Re: One can dream
- Bundle teams with office to try to kill competing products like slack, zoom
What does that have to do with licensing Windows Server on your own hardware?
- Removed MSDN rights from customers who use any cloud other than Azure
What does that have to do with licensing Windows Server on your own hardware?
- Require customers to ditch on-prem Windows licences and pay for new ones in the cloud, except for Azure
Have they, really? Are you stating that it is now impossible to buy Windows Server OS licenses for physical servers?
- Remove the rights from customers to take office to the cloud, except in Azure
What does that have to do with licensing Windows Server on your own hardware?
- Make customers pay for VDA licences in the cloud, except for Azure
What does that have to do with licensing Windows Server on your own hardware?
- Make Cloud providers sell MSFT software through a separate type of licence (SPLA) which increases in cost every year
What does that have to do with licensing Windows Server on your own hardware?

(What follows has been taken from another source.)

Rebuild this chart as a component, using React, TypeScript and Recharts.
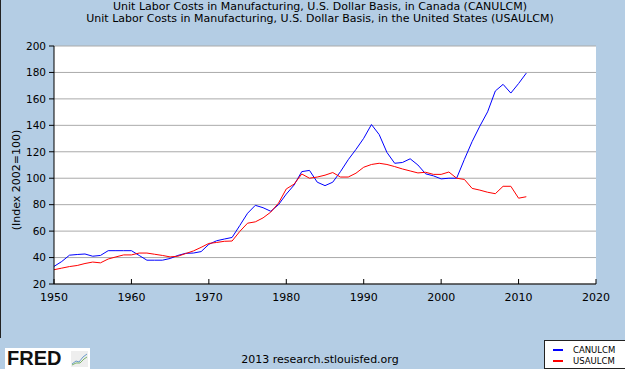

- Go on a concerted effort to convert older licences (that can be brought to other clouds) to subscription licencing which cant be taken to the cloud (accept Azure) - Msft is being sued by Value licencing for this.
What does that have to do with licensing Windows Server on your own hardware?

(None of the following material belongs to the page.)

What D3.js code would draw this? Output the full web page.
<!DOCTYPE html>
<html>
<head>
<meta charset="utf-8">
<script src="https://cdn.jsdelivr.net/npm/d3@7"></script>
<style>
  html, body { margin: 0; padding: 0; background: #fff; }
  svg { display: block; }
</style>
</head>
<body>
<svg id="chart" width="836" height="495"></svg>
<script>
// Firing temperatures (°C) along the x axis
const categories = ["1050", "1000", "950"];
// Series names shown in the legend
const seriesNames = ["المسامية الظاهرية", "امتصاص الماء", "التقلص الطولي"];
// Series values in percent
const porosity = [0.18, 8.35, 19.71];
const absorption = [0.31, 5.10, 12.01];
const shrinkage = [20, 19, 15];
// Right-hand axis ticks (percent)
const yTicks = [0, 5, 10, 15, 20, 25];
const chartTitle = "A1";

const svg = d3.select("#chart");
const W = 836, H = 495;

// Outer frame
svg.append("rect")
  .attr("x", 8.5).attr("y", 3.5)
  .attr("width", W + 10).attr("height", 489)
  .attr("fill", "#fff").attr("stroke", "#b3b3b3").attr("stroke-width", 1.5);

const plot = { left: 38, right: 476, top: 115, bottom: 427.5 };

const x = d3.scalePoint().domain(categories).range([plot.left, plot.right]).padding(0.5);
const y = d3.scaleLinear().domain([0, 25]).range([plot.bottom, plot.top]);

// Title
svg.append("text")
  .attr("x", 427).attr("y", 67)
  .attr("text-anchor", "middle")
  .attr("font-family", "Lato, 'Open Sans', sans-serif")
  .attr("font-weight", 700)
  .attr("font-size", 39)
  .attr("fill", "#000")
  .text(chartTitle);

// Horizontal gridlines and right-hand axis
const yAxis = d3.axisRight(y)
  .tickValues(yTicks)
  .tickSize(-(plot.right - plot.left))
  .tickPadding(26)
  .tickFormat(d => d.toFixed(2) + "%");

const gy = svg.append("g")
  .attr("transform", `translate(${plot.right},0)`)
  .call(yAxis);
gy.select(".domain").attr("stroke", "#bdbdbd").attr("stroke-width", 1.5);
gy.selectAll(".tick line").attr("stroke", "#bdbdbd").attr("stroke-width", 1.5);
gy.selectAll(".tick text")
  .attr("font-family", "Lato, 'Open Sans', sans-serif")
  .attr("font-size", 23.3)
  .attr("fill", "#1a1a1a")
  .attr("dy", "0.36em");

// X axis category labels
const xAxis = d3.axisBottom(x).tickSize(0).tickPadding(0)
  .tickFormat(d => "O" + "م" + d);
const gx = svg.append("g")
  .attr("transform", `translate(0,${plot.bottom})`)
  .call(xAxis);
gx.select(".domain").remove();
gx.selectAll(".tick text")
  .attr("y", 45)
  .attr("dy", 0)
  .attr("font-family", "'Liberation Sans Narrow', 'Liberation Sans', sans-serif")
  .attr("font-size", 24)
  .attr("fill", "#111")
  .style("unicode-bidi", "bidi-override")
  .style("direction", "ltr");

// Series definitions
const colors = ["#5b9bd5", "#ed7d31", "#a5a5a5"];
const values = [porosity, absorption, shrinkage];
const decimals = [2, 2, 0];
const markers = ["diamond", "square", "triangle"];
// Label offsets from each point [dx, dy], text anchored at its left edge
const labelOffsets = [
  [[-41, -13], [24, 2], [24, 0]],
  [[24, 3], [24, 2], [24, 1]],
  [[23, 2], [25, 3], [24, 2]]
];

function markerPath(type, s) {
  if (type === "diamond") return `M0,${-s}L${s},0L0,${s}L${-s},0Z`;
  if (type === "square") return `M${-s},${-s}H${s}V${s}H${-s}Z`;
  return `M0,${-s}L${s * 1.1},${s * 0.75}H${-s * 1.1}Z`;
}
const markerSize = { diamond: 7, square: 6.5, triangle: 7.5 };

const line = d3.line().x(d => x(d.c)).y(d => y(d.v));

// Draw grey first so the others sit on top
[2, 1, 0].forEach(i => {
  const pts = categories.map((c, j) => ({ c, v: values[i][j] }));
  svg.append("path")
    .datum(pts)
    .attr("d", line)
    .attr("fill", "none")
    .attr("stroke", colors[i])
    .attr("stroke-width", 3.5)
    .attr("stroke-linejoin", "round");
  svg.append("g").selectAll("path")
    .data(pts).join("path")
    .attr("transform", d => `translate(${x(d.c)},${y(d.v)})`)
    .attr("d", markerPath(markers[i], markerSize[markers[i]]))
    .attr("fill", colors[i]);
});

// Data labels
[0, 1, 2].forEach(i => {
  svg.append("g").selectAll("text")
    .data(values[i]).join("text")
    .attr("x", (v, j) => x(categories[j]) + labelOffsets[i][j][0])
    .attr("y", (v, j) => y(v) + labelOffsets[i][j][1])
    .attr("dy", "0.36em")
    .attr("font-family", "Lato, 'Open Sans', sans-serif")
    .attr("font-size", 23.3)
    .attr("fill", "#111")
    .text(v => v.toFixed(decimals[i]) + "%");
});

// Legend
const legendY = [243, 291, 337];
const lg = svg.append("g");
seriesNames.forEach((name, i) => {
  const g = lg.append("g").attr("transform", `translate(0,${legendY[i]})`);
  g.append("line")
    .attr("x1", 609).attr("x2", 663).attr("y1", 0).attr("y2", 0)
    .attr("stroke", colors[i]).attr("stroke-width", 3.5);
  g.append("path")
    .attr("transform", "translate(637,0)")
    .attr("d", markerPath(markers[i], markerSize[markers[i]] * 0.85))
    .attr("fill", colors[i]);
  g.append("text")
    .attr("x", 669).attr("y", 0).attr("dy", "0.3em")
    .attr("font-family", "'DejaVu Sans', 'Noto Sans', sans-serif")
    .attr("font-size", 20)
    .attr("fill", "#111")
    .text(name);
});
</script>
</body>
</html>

- Remove the bring your own licence option for competing SQL PaaS services on other clouds (amazon RDS)
What does that have to do with licensing Windows Server on your own hardware?
Seems that you are conflating competition between cloud providers using another vendor's application with licensing the same vendor's application on your own hardware.

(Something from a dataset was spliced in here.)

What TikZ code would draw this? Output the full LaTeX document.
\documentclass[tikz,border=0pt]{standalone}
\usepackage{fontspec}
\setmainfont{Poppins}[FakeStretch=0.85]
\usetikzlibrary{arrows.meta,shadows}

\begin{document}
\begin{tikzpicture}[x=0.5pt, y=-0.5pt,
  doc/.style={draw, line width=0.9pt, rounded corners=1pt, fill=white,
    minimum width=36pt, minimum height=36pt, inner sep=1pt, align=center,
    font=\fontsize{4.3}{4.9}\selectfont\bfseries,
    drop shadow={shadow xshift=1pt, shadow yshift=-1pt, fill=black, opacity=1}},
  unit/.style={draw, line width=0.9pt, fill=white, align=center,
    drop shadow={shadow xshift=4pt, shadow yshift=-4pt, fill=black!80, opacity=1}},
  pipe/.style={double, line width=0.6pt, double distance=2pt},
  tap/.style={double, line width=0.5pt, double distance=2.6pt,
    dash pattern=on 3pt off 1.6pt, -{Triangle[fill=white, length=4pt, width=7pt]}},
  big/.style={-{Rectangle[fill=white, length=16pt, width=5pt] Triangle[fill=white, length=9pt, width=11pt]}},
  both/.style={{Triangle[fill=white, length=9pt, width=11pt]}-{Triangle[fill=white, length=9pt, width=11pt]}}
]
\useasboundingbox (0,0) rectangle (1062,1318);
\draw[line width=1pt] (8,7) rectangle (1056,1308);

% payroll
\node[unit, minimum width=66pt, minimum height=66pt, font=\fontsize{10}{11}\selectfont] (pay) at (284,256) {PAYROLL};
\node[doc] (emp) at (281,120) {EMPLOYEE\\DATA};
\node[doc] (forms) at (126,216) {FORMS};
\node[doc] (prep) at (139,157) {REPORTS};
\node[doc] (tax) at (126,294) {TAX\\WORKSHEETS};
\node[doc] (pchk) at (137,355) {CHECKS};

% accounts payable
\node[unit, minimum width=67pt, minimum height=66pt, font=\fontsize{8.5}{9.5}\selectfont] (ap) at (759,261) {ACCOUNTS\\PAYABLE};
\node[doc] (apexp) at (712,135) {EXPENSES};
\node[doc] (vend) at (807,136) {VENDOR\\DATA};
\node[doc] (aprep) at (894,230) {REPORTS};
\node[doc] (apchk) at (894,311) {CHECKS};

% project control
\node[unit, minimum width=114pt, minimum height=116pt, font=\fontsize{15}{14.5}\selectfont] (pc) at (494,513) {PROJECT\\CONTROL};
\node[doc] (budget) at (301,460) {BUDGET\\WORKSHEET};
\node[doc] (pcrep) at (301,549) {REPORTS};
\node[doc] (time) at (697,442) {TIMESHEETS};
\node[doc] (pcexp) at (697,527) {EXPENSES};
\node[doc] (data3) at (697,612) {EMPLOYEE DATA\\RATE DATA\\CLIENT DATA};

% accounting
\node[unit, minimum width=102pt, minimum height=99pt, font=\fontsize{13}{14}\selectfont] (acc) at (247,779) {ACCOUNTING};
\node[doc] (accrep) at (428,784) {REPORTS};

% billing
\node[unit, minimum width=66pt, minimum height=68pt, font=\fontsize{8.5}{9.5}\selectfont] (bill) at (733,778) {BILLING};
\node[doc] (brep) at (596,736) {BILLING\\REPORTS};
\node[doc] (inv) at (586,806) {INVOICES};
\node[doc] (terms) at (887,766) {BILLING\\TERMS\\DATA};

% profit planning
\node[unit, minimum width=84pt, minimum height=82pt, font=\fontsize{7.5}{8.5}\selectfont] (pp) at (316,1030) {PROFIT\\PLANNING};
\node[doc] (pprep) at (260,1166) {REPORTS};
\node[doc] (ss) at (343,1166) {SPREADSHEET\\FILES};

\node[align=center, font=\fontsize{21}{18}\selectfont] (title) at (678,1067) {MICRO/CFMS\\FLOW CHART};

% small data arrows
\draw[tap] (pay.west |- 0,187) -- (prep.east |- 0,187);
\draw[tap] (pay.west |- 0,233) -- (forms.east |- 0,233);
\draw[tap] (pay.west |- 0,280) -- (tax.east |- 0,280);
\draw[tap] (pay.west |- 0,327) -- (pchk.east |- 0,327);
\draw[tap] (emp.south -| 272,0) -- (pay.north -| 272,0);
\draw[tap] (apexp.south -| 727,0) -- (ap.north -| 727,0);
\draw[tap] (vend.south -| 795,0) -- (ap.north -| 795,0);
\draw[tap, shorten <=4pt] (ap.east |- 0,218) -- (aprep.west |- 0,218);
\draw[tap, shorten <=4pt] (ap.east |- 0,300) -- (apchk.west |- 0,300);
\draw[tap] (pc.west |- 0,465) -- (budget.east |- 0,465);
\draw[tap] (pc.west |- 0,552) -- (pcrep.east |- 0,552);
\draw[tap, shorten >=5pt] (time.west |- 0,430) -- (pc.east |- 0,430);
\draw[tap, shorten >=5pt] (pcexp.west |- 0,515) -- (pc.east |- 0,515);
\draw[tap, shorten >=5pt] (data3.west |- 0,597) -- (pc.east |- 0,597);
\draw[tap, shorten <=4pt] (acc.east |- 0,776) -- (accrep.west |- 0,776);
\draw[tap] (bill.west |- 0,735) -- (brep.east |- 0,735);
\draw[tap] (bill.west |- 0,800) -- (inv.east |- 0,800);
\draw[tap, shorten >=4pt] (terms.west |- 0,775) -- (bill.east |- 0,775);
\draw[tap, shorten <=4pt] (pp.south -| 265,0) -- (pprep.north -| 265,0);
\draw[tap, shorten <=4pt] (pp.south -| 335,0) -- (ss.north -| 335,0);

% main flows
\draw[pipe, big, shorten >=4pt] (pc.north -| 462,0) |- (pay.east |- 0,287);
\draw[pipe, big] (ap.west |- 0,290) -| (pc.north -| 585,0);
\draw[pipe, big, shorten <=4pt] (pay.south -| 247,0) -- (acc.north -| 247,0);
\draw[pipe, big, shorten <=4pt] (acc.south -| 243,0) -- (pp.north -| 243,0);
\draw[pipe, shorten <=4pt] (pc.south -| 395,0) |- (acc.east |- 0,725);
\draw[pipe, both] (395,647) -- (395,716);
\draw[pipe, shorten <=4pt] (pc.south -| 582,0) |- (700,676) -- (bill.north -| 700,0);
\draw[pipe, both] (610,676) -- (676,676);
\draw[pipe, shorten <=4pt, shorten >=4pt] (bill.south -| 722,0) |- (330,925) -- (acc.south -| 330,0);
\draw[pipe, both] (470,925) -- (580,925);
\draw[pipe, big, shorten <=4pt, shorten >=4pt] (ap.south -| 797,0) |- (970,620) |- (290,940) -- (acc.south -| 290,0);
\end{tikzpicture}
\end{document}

Sure - microsoft v any other random cloud provider isn't a friendly relationship - however - you, as your own company/user, are still free to purchase Microsoft server licensing and run that on your own hardware.
You need to do your own CBA. If running on your own hardware isn't possible, for whatever reason(s), then you should entertain the next best solution. If that next best solution isn't the cheapest - then you need to take a secondary analysis and determine why the next best solution that is the cheapest, isn't the best. At the conclusion, you will have arrived at the what and why the solution chosen, is the best for you.